La campagne des 18 jours accomplie comme soldat, Henri Agon échappe à la captivité. Il reprend son travail international jusqu’au moment où le PCB entreprend de mettre sur pied les premiers groupes armés. Alors seulement, il est « libéré » pour cette tâche et devient l’adjoint, pour la Wallonie, d’un autre ancien d’Espagne, chef des Partisans armés, le verviétois Joseph Leemans. Il installe un laboratoire clandestin qu’il confia à son ancien compagnon-saboteur d’Espagne, le chimiste d’origine autrichienne Bruno Weingast. Là, dans le Brabant wallon, sont fabriquées les bombes utilisées lors des premiers attentats perpétrés par les Partisans armés.

Se déplaçant sans cesse pour mettre sur pied les premiers noyaux armés, Agon est surpris à Mons, poursuivi et blessé, incarcéré le 26 mai 1942. Transféré en Allemagne pour y être jugé en mai 1943, il est condamné à mort par le tribunal spécial d’Essen. Il est décapité à Dortmund, le 6 décembre 1943, après avoir chanté L’Internationale. Sa femme Aurélie Lemire (née le 15 avril 1913), arrêtée elle aussi, subit trois années de camps de concentration.
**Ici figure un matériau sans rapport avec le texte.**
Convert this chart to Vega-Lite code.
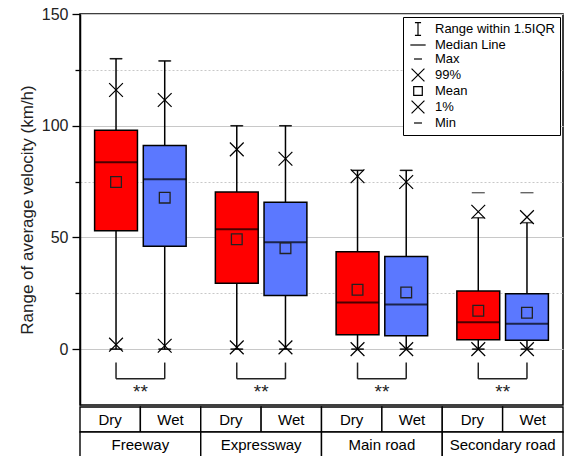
{
  "$schema": "https://vega.github.io/schema/vega-lite/v6.json",
  "padding": {"left": 17, "top": 5, "right": 4, "bottom": 0},
  "spacing": 0,
  "config": {
    "font": "Liberation Sans",
    "concat": {"spacing": 0},
    "axisX": {"grid": false, "domain": false, "ticks": false, "labels": false},
    "axisBand": {"grid": false}
  },
  "datasets": {
    "stats": [
      {"road": "Freeway", "condition": "Dry", "lo": 0, "hi": 130, "q1": 53, "median": 83.6, "q3": 98, "mean": 74.8, "p1": 2, "p99": 116, "min": 0, "max": 130},
      {"road": "Freeway", "condition": "Wet", "lo": 0, "hi": 129, "q1": 46, "median": 76, "q3": 91.2, "mean": 67.8, "p1": 1.5, "p99": 111.5, "min": 0, "max": 129},
      {"road": "Expressway", "condition": "Dry", "lo": 0, "hi": 100, "q1": 29.5, "median": 53.7, "q3": 70.3, "mean": 49.2, "p1": 0.8, "p99": 89.4, "min": 0, "max": 100},
      {"road": "Expressway", "condition": "Wet", "lo": 0, "hi": 100, "q1": 24, "median": 47.8, "q3": 65.7, "mean": 45.2, "p1": 0.8, "p99": 85.2, "min": 0, "max": 100},
      {"road": "Main road", "condition": "Dry", "lo": 0, "hi": 80, "q1": 6.4, "median": 20.9, "q3": 43.6, "mean": 26.6, "p1": 0, "p99": 77.4, "min": 0, "max": 80},
      {"road": "Main road", "condition": "Wet", "lo": 0, "hi": 80, "q1": 6, "median": 20, "q3": 41.5, "mean": 25.4, "p1": 0, "p99": 74.8, "min": 0, "max": 80},
      {"road": "Secondary road", "condition": "Dry", "lo": 0, "hi": 58.8, "q1": 4.2, "median": 12, "q3": 26, "mean": 17.2, "p1": 0, "p99": 61.5, "min": 0, "max": 70},
      {"road": "Secondary road", "condition": "Wet", "lo": 0, "hi": 56.6, "q1": 4, "median": 11.4, "q3": 24.8, "mean": 16.3, "p1": 0, "p99": 59.1, "min": 0, "max": 70}
    ],
    "legendItems": [
      {"item": "Range within 1.5IQR"},
      {"item": "Median Line"},
      {"item": "Max"},
      {"item": "99%"},
      {"item": "Mean"},
      {"item": "1%"},
      {"item": "Min"}
    ]
  },
  "resolve": {"scale": {"x": "independent", "xOffset": "independent", "y": "independent", "color": "independent", "shape": "independent"}},
  "vconcat": [
    {
      "width": 483,
      "height": 391,
      "view": {"stroke": "#000", "strokeWidth": 1.5},
      "data": {"name": "stats"},
      "layer": [
        {
          "mark": {"type": "rule", "color": "#000", "strokeWidth": 1.5},
          "encoding": {
            "x": {"field": "road", "type": "nominal", "scale": {"domain": ["Freeway", "Expressway", "Main road", "Secondary road"], "paddingInner": 0, "paddingOuter": 0}, "axis": null},
            "xOffset": {"field": "condition", "type": "nominal", "scale": {"domain": ["Dry", "Wet"], "paddingInner": 0.12, "paddingOuter": 0.3}},
            "y": {"field": "lo", "type": "quantitative", "scale": {"domain": [-25, 150], "nice": false, "zero": false},
              "axis": {
                "values": [0, 25, 50, 75, 100, 125, 150],
                "labelExpr": "datum.value % 50 == 0 ? datum.label : ''",
                "labelFontSize": 16, "labelColor": "#222", "labelPadding": 4,
                "tickSize": {"condition": {"test": "datum.value % 50 == 0", "value": 8}, "value": 5},
                "tickColor": "#000", "tickWidth": 1.3,
                "domainColor": "#000", "domainWidth": 1.5,
                "grid": true, "gridColor": "#c8c8c8", "gridWidth": 1,
                "gridDash": {"condition": {"test": "datum.value % 50 == 0", "value": []}, "value": [2, 2]},
                "title": "Range of average velocity (km/h)", "titleFontSize": 17, "titleFontWeight": "normal", "titleColor": "#222", "titlePadding": 5
              }},
            "y2": {"field": "hi"}
          }
        },
        {
          "mark": {"type": "tick", "color": "#000", "size": 12, "thickness": 1.5},
          "encoding": {
            "x": {"field": "road", "type": "nominal", "axis": null},
            "xOffset": {"field": "condition", "type": "nominal"},
            "y": {"field": "hi", "type": "quantitative"}
          }
        },
        {
          "mark": {"type": "tick", "color": "#000", "size": 12, "thickness": 1.5},
          "encoding": {
            "x": {"field": "road", "type": "nominal", "axis": null},
            "xOffset": {"field": "condition", "type": "nominal"},
            "y": {"field": "lo", "type": "quantitative"}
          }
        },
        {
          "mark": {"type": "bar", "stroke": "#000", "strokeWidth": 1.5},
          "encoding": {
            "x": {"field": "road", "type": "nominal", "axis": null},
            "xOffset": {"field": "condition", "type": "nominal"},
            "y": {"field": "q1", "type": "quantitative"},
            "y2": {"field": "q3"},
            "color": {"field": "condition", "type": "nominal", "scale": {"domain": ["Dry", "Wet"], "range": ["#ff0000", "#5b78ff"]}, "legend": null}
          }
        },
        {
          "mark": {"type": "tick", "color": "#000", "size": 43, "thickness": 2},
          "encoding": {
            "x": {"field": "road", "type": "nominal", "axis": null},
            "xOffset": {"field": "condition", "type": "nominal"},
            "y": {"field": "median", "type": "quantitative"}
          }
        },
        {
          "mark": {"type": "point", "shape": "square", "filled": false, "size": 115, "stroke": "#222", "strokeWidth": 1.3, "opacity": 1},
          "encoding": {
            "x": {"field": "road", "type": "nominal", "axis": null},
            "xOffset": {"field": "condition", "type": "nominal"},
            "y": {"field": "mean", "type": "quantitative"}
          }
        },
        {
          "mark": {"type": "point", "shape": "M-1,-1L1,1M-1,1L1,-1", "filled": false, "size": 190, "stroke": "#000", "strokeWidth": 1.2, "opacity": 1},
          "encoding": {
            "x": {"field": "road", "type": "nominal", "axis": null},
            "xOffset": {"field": "condition", "type": "nominal"},
            "y": {"field": "p99", "type": "quantitative"}
          }
        },
        {
          "mark": {"type": "point", "shape": "M-1,-1L1,1M-1,1L1,-1", "filled": false, "size": 190, "stroke": "#000", "strokeWidth": 1.2, "opacity": 1},
          "encoding": {
            "x": {"field": "road", "type": "nominal", "axis": null},
            "xOffset": {"field": "condition", "type": "nominal"},
            "y": {"field": "p1", "type": "quantitative"}
          }
        },
        {
          "mark": {"type": "tick", "color": "#000", "size": 13, "thickness": 1.2},
          "encoding": {
            "x": {"field": "road", "type": "nominal", "axis": null},
            "xOffset": {"field": "condition", "type": "nominal"},
            "y": {"field": "max", "type": "quantitative"}
          }
        },
        {
          "mark": {"type": "tick", "color": "#000", "size": 13, "thickness": 1.2},
          "encoding": {
            "x": {"field": "road", "type": "nominal", "axis": null},
            "xOffset": {"field": "condition", "type": "nominal"},
            "y": {"field": "min", "type": "quantitative"}
          }
        },
        {
          "mark": {"type": "rule", "color": "#222", "strokeWidth": 1.5},
          "encoding": {
            "x": {"field": "road", "type": "nominal", "axis": null},
            "xOffset": {"field": "condition", "type": "nominal"},
            "y": {"datum": -6}, "y2": {"datum": -13.3}
          }
        },
        {
          "mark": {"type": "line", "color": "#222", "strokeWidth": 1.5},
          "encoding": {
            "x": {"field": "road", "type": "nominal", "axis": null},
            "xOffset": {"field": "condition", "type": "nominal"},
            "y": {"datum": -13.3}, "detail": {"field": "road"}
          }
        },
        {
          "transform": [{"filter": "datum.condition == 'Dry'"}],
          "mark": {"type": "text", "text": "**", "fontSize": 19, "baseline": "top", "color": "#222"},
          "encoding": {
            "x": {"field": "road", "type": "nominal", "axis": null},
            "y": {"datum": -15}
          }
        },
        {
          "data": {"name": "legendItems"},
          "mark": {"type": "point", "filled": false, "opacity": 0, "color": "#000", "size": 150},
          "encoding": {
            "shape": {
              "field": "item", "type": "nominal",
              "scale": {
                "domain": ["Range within 1.5IQR", "Median Line", "Max", "99%", "Mean", "1%", "Min"],
                "range": [
                  "M-0.5,-1.05H0.5M0,-1.05V1.05M-0.5,1.05H0.5",
                  "M-1.25,0H1.25",
                  "M-0.65,0H0.65",
                  "M-1.05,-1.05L1.05,1.05M-1.05,1.05L1.05,-1.05",
                  "M-0.7,-0.7H0.7V0.7H-0.7Z",
                  "M-1.05,-1.05L1.05,1.05M-1.05,1.05L1.05,-1.05",
                  "M-0.65,0H0.65"
                ]
              },
              "legend": {
                "title": null,
                "orient": "top-right",
                "offset": 3,
                "padding": 5,
                "strokeColor": "#000",
                "fillColor": "#fff",
                "labelFontSize": 13,
                "labelColor": "#000",
                "labelOffset": 10,
                "symbolOffset": 3,
                "rowPadding": 0,
                "symbolSize": 150,
                "symbolOpacity": 1,
                "symbolStrokeColor": "#000",
                "symbolFillColor": "transparent",
                "symbolStrokeWidth": 1.2
              }
            }
          }
        }
      ]
    },
    {
      "width": 483,
      "height": 50,
      "view": {"stroke": null},
      "data": {"name": "stats"},
      "layer": [
        {
          "mark": {"type": "rect", "fill": "#fff", "stroke": "#000", "strokeWidth": 1.4},
          "encoding": {
            "x": {"field": "road", "type": "nominal", "scale": {"domain": ["Freeway", "Expressway", "Main road", "Secondary road"], "paddingInner": 0, "paddingOuter": 0}, "axis": null},
            "xOffset": {"field": "condition", "type": "nominal", "scale": {"domain": ["Dry", "Wet"], "paddingInner": 0, "paddingOuter": 0}},
            "y": {"datum": 1, "type": "quantitative", "scale": {"domain": [0, 2], "nice": false}, "axis": null},
            "y2": {"datum": 2}
          }
        },
        {
          "mark": {"type": "text", "fontSize": 15, "color": "#000", "baseline": "middle"},
          "encoding": {
            "x": {"field": "road", "type": "nominal", "axis": null},
            "xOffset": {"field": "condition", "type": "nominal"},
            "y": {"datum": 1.5, "type": "quantitative"},
            "text": {"field": "condition"}
          }
        },
        {
          "transform": [{"filter": "datum.condition == 'Dry'"}],
          "mark": {"type": "rect", "fill": "#fff", "stroke": "#000", "strokeWidth": 1.4},
          "encoding": {
            "x": {"field": "road", "type": "nominal", "axis": null},
            "y": {"datum": 0, "type": "quantitative"},
            "y2": {"datum": 1}
          }
        },
        {
          "transform": [{"filter": "datum.condition == 'Dry'"}],
          "mark": {"type": "text", "fontSize": 15, "color": "#000", "baseline": "middle"},
          "encoding": {
            "x": {"field": "road", "type": "nominal", "axis": null},
            "y": {"datum": 0.5, "type": "quantitative"},
            "text": {"field": "road"}
          }
        }
      ]
    }
  ]
}
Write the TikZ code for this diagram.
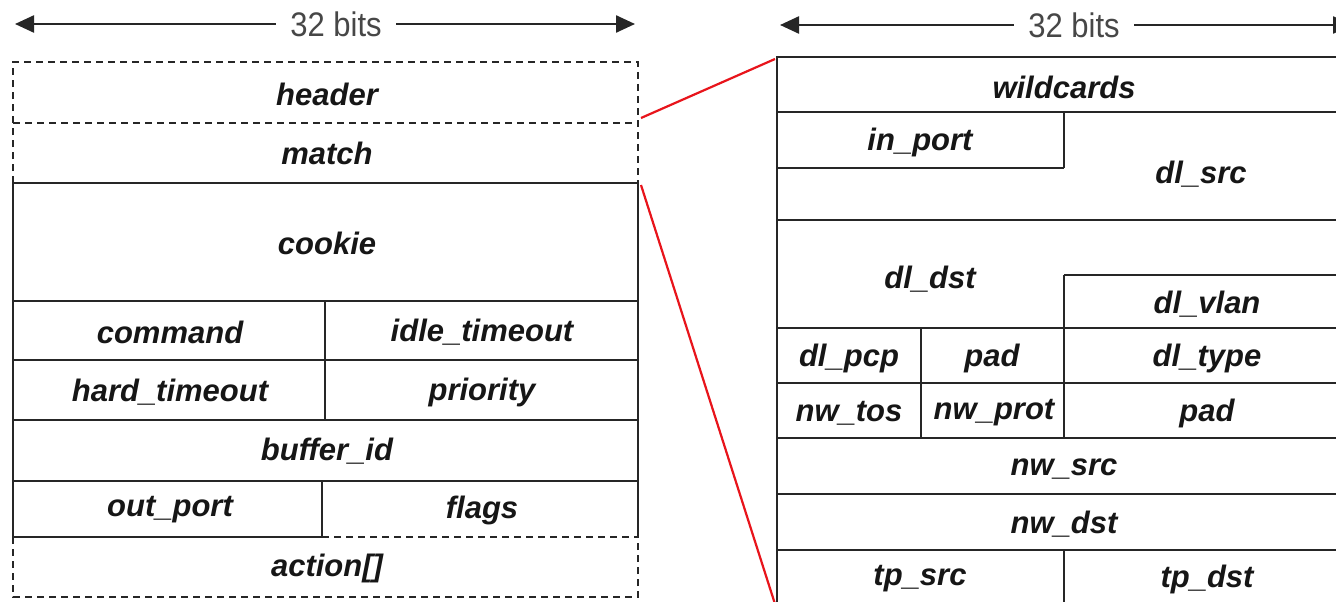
\documentclass[tikz,border=0pt]{standalone}
\usepackage{fontspec}
\setmainfont{Liberation Sans}
\usetikzlibrary{arrows.meta, positioning}
\definecolor{fieldline}{HTML}{262626}
\definecolor{fieldtext}{HTML}{161616}
\definecolor{zoomred}{HTML}{E8141B}

\begin{document}
\begin{tikzpicture}[
  x=1pt, y=-1pt,
  field/.style={font=\fontsize{31}{36}\selectfont\bfseries\itshape, text=fieldtext, inner sep=0pt},
  cell/.style={line width=1.8pt, fieldline},
  optcell/.style={line width=1.8pt, fieldline, dash pattern=on 7pt off 5pt},
  widthline/.style={line width=2.4pt, fieldline, {Triangle[length=19pt,width=17pt]}-{Triangle[length=19pt,width=17pt]}},
  widthlabel/.style={font=\fontsize{31}{36}\selectfont, text=fieldline!85, fill=white, inner xsep=14pt, inner ysep=2pt},
  zoomline/.style={line width=2.2pt, zoomred}
]
  \clip (0,0) rectangle (1336,602);
  \fill[white] (0,0) rectangle (1336,602);

  % ---- flow_mod message (left) ----
  \coordinate (lwl) at (15,24);
  \coordinate (lwr) at (635,24);
  \draw[widthline] (lwl) -- (lwr);
  \node[widthlabel] (lbits) at (336,24) {\scalebox{1}[1.1]{32 bits}};

  % optional parts (dashed)
  \draw[optcell] (13,183) -- (13,62) -- (638,62) -- (638,183);
  \draw[optcell] (13,123) -- (638,123);
  \draw[optcell] (13,537) -- (13,597) -- (638,597) -- (638,537);
  \draw[optcell] (322,537) -- (638,537);

  % fixed part
  \draw[cell] (13,537) -- (13,183) -- (638,183) -- (638,537);
  \draw[cell] (13,301) -- (638,301);
  \draw[cell] (13,360) -- (638,360);
  \draw[cell] (13,420) -- (638,420);
  \draw[cell] (13,481) -- (638,481);
  \draw[cell] (13,537) -- (322,537);
  \draw[cell] (325,301) -- (325,420);
  \draw[cell] (322,481) -- (322,537);

  \node[field] (header) at (327,94) {header};
  \node[field] (match) at (327,153) {match};
  \node[field] (cookie) at (327,243) {cookie};
  \node[field] (command) at (170,332) {command};
  \node[field] (idle) at (482,332) {idle\_timeout};
  \node[field] (hard) at (170,392) {hard\_timeout};
  \node[field] (priority) at (482,392) {priority};
  \node[field] (buffer) at (327,451) {buffer\_id};
  \node[field] (outport) at (170,510) {out\_port};
  \node[field] (flags) at (482,510) {flags};
  \node[field] (action) at (327,568) {action[]};

  % ---- ofp_match structure (right) ----
  \coordinate (rwl) at (780,25);
  \coordinate (rwr) at (1352,25);
  \draw[widthline] (rwl) -- (rwr);
  \node[widthlabel] (rbits) at (1074,25) {\scalebox{1}[1.1]{32 bits}};

  \draw[cell] (777,620) -- (777,57) -- (1351,57) -- (1351,620);
  \foreach \y in {112,220,328,383,438,494,550}
    \draw[cell] (777,\y) -- (1351,\y);
  \draw[cell] (777,168) -- (1064,168);
  \draw[cell] (1064,275) -- (1351,275);
  \draw[cell] (1064,112) -- (1064,168);
  \draw[cell] (1064,275) -- (1064,438);
  \draw[cell] (1064,550) -- (1064,620);
  \draw[cell] (921,328) -- (921,438);

  \node[field] (wildcards) at (1064,87) {wildcards};
  \node[field] (inport) at (920,142) {in\_port};
  \node[field] (dlsrc) at (1201,174) {dl\_src};
  \node[field] (dldst) at (930,279) {dl\_dst};
  \node[field] (dlvlan) at (1207,304) {dl\_vlan};
  \node[field] (dlpcp) at (849,358) {dl\_pcp};
  \node[field] (pada) at (992,358) {pad};
  \node[field] (dltype) at (1207,358) {dl\_type};
  \node[field] (nwtos) at (849,413) {nw\_tos};
  \node[field] (nwprot) at (994,413) {nw\_prot};
  \node[field] (padb) at (1207,413) {pad};
  \node[field] (nwsrc) at (1064,469) {nw\_src};
  \node[field] (nwdst) at (1064,524) {nw\_dst};
  \node[field] (tpsrc) at (920,579) {tp\_src};
  \node[field] (tpdst) at (1207,579) {tp\_dst};

  % zoom lines: match -> ofp_match
  \coordinate (mtop) at (641,118);
  \coordinate (mbot) at (641,185);
  \coordinate (otop) at (775,59);
  \coordinate (obot) at (775,604);
  \draw[zoomline] (mtop) -- (otop);
  \draw[zoomline] (mbot) -- (obot);
\end{tikzpicture}
\end{document}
Henri Agon a eu un parcours emblématique de la symbolique communiste d’avant-guerre (lutte ouvrière, JGSU, Moscou, Brigades internationales, Komintern, Partisans armés), ponctué d’une mort héroïque sous la hache du bourreau nazi. Il est également un militant dont le charisme est demeuré tangible chez tous ceux qui l’évoquent.

Pour citer cet article :
https://maitron.fr/spip.php?article49895, notice AGON Henri, Pierre, Joseph. Pseudonyme : HUBERT Pierre. par José Gotovitch, version mise en ligne le 22 avril 2009, dernière modification le 4 avril 2020.

Par José Gotovitch

SOURCES : RGASPI, Dossiers cadres 495 193 516 – Fonds des Brigades internationales, dossiers individuels belges – AGR, fonds SPF Sécurité sociale, Direction générale Victimes de la guerre (Bruxelles) : Statut du prisonnier politique, dossier personnel – CEGESOMA, Front de l’indépendance, Bruxelles : dossier Partisan armé – Interviews de Jean Roch, Lucien André, Raoul Baligand par l’auteur – PLACE G., Plus de pitié au cœur des hommes. Regards sur les événements de 1940-1945 à Haine-Saint-Pierre et à Haine-Saint-Paul, La Louvière, 1960, p. 25-28.